◆ **DATA SHOWN**
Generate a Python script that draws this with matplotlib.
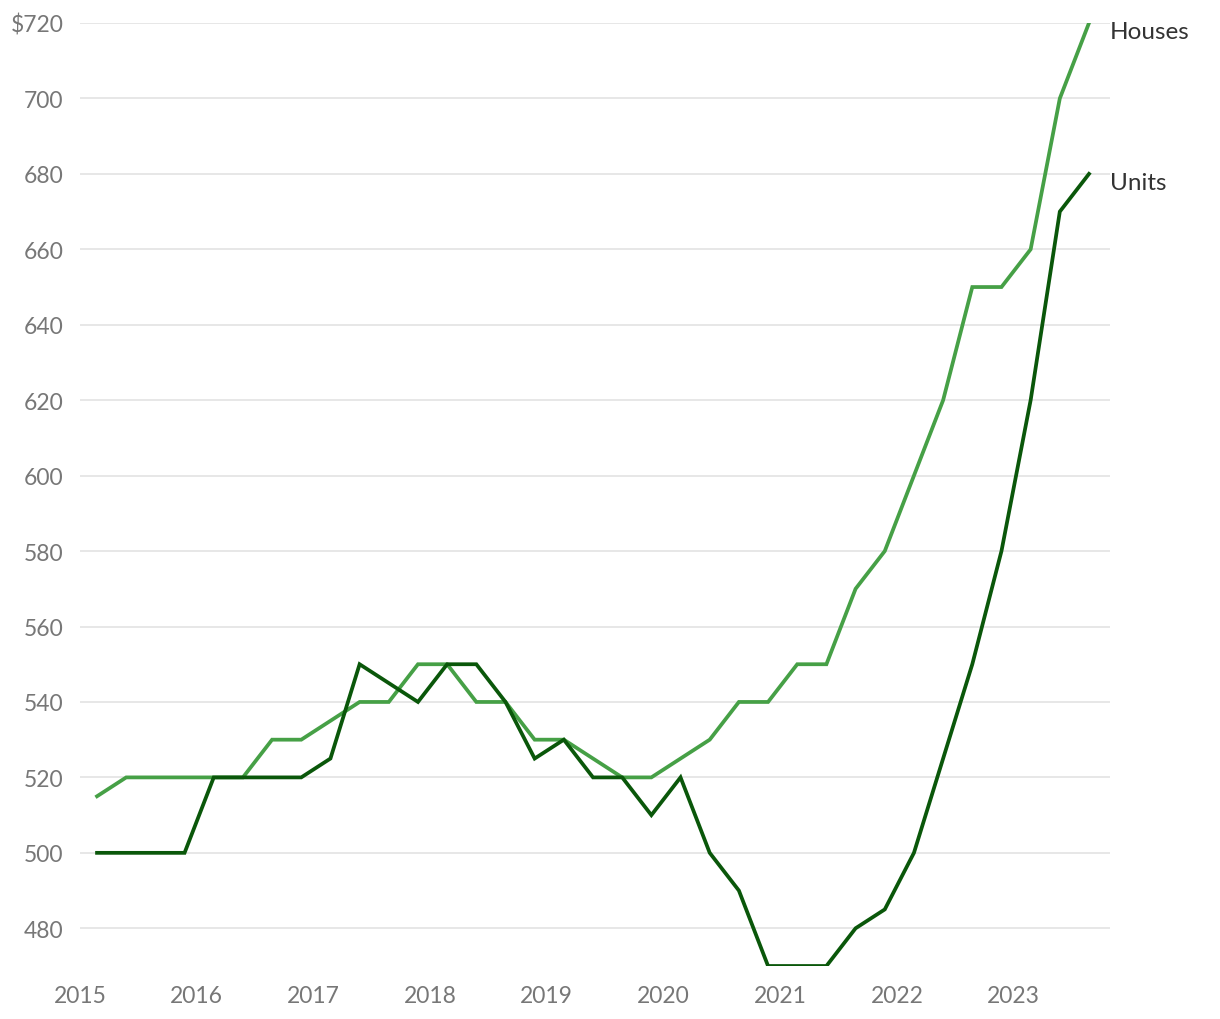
import matplotlib
matplotlib.use("Agg")
import matplotlib.pyplot as plt
import numpy as np

plt.rcParams['font.family'] = ['Lato', 'DejaVu Sans']

quarters = [f"{y}-Q{q}" for y in range(2015, 2024) for q in range(1, 5)][:35]
houses = [515, 520, 520, 520, 520, 520, 530, 530, 535, 540, 540, 550, 550, 540, 540,
          530, 530, 525, 520, 520, 525, 530, 540, 540, 550, 550, 570, 580, 600, 620,
          650, 650, 660, 700, 720]
units = [500, 500, 500, 500, 520, 520, 520, 520, 525, 550, 545, 540, 550, 550, 540,
         525, 530, 520, 520, 510, 520, 500, 490, 470, 470, 470, 480, 485, 500, 525,
         550, 580, 620, 670, 680]
year_ticks = list(range(2015, 2024))
y_ticks = list(range(480, 721, 20))

def qpos(s):
    y, q = s.split("-Q")
    return int(y) + (int(q) - 1) / 4 + 0.146

x = np.array([qpos(s) for s in quarters])

fig = plt.figure(figsize=(12.2, 10.2), dpi=100)
ax = fig.add_axes([80/1220, 53/1020, 1030/1220, 943/1020])

c_h = "#46a046"
c_u = "#0a570a"
ax.plot(x, houses, color=c_h, lw=2.7, solid_joinstyle='miter', zorder=3)
ax.plot(x, units, color=c_u, lw=2.7, solid_joinstyle='miter', zorder=4)

ax.set_xlim(2015, 2023.826)
ax.set_ylim(470, 720)
ax.set_xticks(year_ticks)
ax.set_xticklabels([str(y) for y in year_ticks])
ax.set_yticks(y_ticks)
ax.set_yticklabels([("$" if v == 720 else "") + str(v) for v in y_ticks])
ax.grid(axis='y', color="#e3e3e3", lw=1.2, zorder=0)
ax.grid(axis='x', visible=False)
for s in ax.spines.values():
    s.set_visible(False)
ax.tick_params(axis='both', length=0, labelsize=16.5, labelcolor="#777777")
ax.tick_params(axis='y', pad=12)
ax.tick_params(axis='x', pad=14)

for label, vals in (("Houses", houses), ("Units", units)):
    ax.annotate(label, xy=(x[-1], vals[-1]), xytext=(15, -6), textcoords='offset points',
                va='center', ha='left', fontsize=17.5, color="#333333", annotation_clip=False)

fig.savefig("out.png", dpi=100)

◆ **WHAT IS BEING ASKED**
Reproduce the material word for word, minus the images.

◆ **FINAL RESULT**
Generate a Python script that draws this with matplotlib.
import matplotlib
matplotlib.use("Agg")
import matplotlib.pyplot as plt
import numpy as np

plt.rcParams['font.family'] = ['Lato', 'DejaVu Sans']

quarters = [f"{y}-Q{q}" for y in range(2015, 2024) for q in range(1, 5)][:35]
houses = [515, 520, 520, 520, 520, 520, 530, 530, 535, 540, 540, 550, 550, 540, 540,
          530, 530, 525, 520, 520, 525, 530, 540, 540, 550, 550, 570, 580, 600, 620,
          650, 650, 660, 700, 720]
units = [500, 500, 500, 500, 520, 520, 520, 520, 525, 550, 545, 540, 550, 550, 540,
         525, 530, 520, 520, 510, 520, 500, 490, 470, 470, 470, 480, 485, 500, 525,
         550, 580, 620, 670, 680]
year_ticks = list(range(2015, 2024))
y_ticks = list(range(480, 721, 20))

def qpos(s):
    y, q = s.split("-Q")
    return int(y) + (int(q) - 1) / 4 + 0.146

x = np.array([qpos(s) for s in quarters])

fig = plt.figure(figsize=(12.2, 10.2), dpi=100)
ax = fig.add_axes([80/1220, 53/1020, 1030/1220, 943/1020])

c_h = "#46a046"
c_u = "#0a570a"
ax.plot(x, houses, color=c_h, lw=2.7, solid_joinstyle='miter', zorder=3)
ax.plot(x, units, color=c_u, lw=2.7, solid_joinstyle='miter', zorder=4)

ax.set_xlim(2015, 2023.826)
ax.set_ylim(470, 720)
ax.set_xticks(year_ticks)
ax.set_xticklabels([str(y) for y in year_ticks])
ax.set_yticks(y_ticks)
ax.set_yticklabels([("$" if v == 720 else "") + str(v) for v in y_ticks])
ax.grid(axis='y', color="#e3e3e3", lw=1.2, zorder=0)
ax.grid(axis='x', visible=False)
for s in ax.spines.values():
    s.set_visible(False)
ax.tick_params(axis='both', length=0, labelsize=16.5, labelcolor="#777777")
ax.tick_params(axis='y', pad=12)
ax.tick_params(axis='x', pad=14)

for label, vals in (("Houses", houses), ("Units", units)):
    ax.annotate(label, xy=(x[-1], vals[-1]), xytext=(15, -6), textcoords='offset points',
                va='center', ha='left', fontsize=17.5, color="#333333", annotation_clip=False)

fig.savefig("out.png", dpi=100)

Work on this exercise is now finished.